Feminism Transcendentalism Fuller Reconstruction Era Nineteenth Century
Abstract:
In the nineteenth century, the Transcendentalist and women’s movements combined to alter the discussion on the politics of womanhood, developing creative space for progressive individuals to actively make change in the expansion of human rights. I argue that Ednah Dow Cheney, a young widow and single mother in the mid-1850s, merged the spirit of Transcendentalism that she inherited from her family and friends and her burgeoning passion for social activism to become a dedicated public servant. In her early years, Cheney was a faithful attendee at the radical sermons of Transcendentalist and Unitarian minister Theodore Parker; at about the same time, she also sat in on the Conversations of Margaret Fuller, author of Woman in the Nineteenth Century and a pioneer in the field of feminist Transcendentalism. Later in life, Cheney would resourcefully combine Fuller’s and Parker’s bold ideas to translate them into a sustained life of social activism.
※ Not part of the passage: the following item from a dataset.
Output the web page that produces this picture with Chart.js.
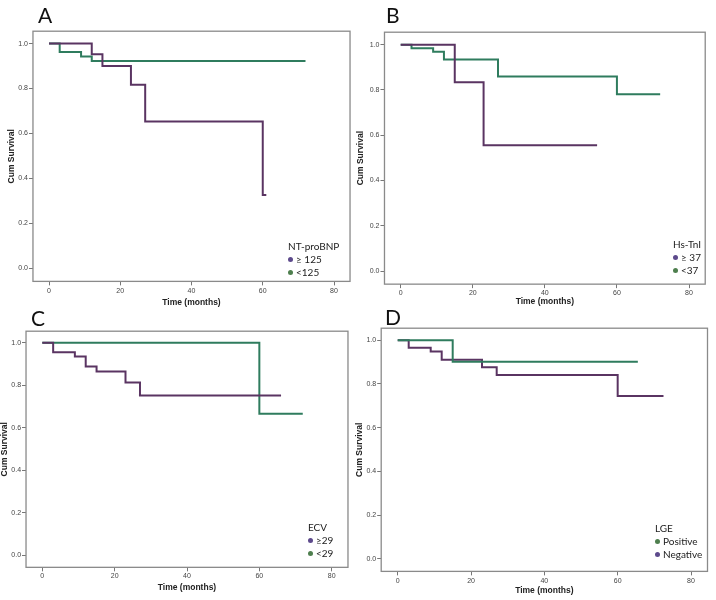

Despite the crucial role that Cheney played in running prominent reform organizations, such as the New England Freedmen’s Aid Society (NEFAS) during the Reconstruction era, especially in an environment that was particularly restrictive for women, her story has been left largely overlooked by recent scholarship. Through archival research on the NEFAS and close readings of the texts of Cheney and Fuller, I work to recover Cheney’s sustained life of activism and intellectual growth from its present state of obscurity.